Crosby v. Dixon, et al. (Published Memo): Prisoner civil rights suits can be dismissed without a hearing.

This is a matter of separating the wheat from the chaff. We want the door to be open to legitimate complaints by prisoners, but with all that time on their hands, prisoners are notorious for taking a “free bite at the apple” with lawsuits alleging violations of civil rights.  Perhaps the most notorious is the one where the prisoner complained that he was forced to eat crunchy peanut butter instead of creamy (or was it vice versa?).  See this post about the response to such suits in the federal judiciary.

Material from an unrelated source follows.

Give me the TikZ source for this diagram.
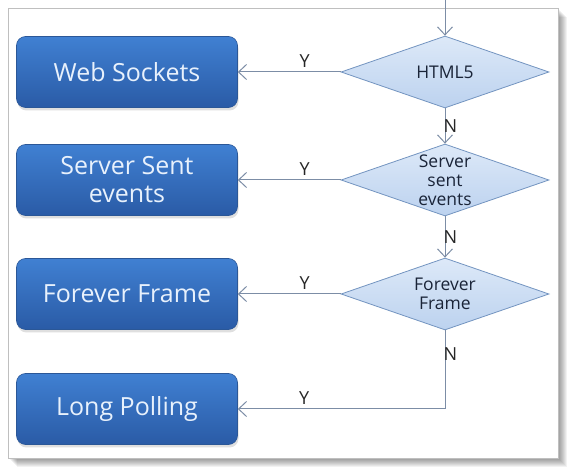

Tex. Civ. Prac. & Rem. Code Chapter 14 attempts to strike a balance by imposing requirements that inmates bringing pro se suits in forma pauperis must state certain procedural matters plainly at the outset – or their cases get tossed.

But how, exactly, do they get tossed? The prisoner here asserted that the trial court should have given him a hearing before tossing his case. Chapter 14 states that prisoner suits must be brought within 31 days after the prisoner gets an adverse decision from the prison grievance system. What's more, their suits must state the date on which they got that notice.

The suit here didn’t state the date. Not much point of a hearing on that. In the words of the Tyler court, the defect is “clear and wholly ascertainable from the record.” Dismissal without hearing was within the trial court’s discretion.

Now you know why this short memorandum opinion was designated for publication.  It's only January (and least as far as trial judges are concerned) it looks like we've got a Case-'o-the-Year frontruner.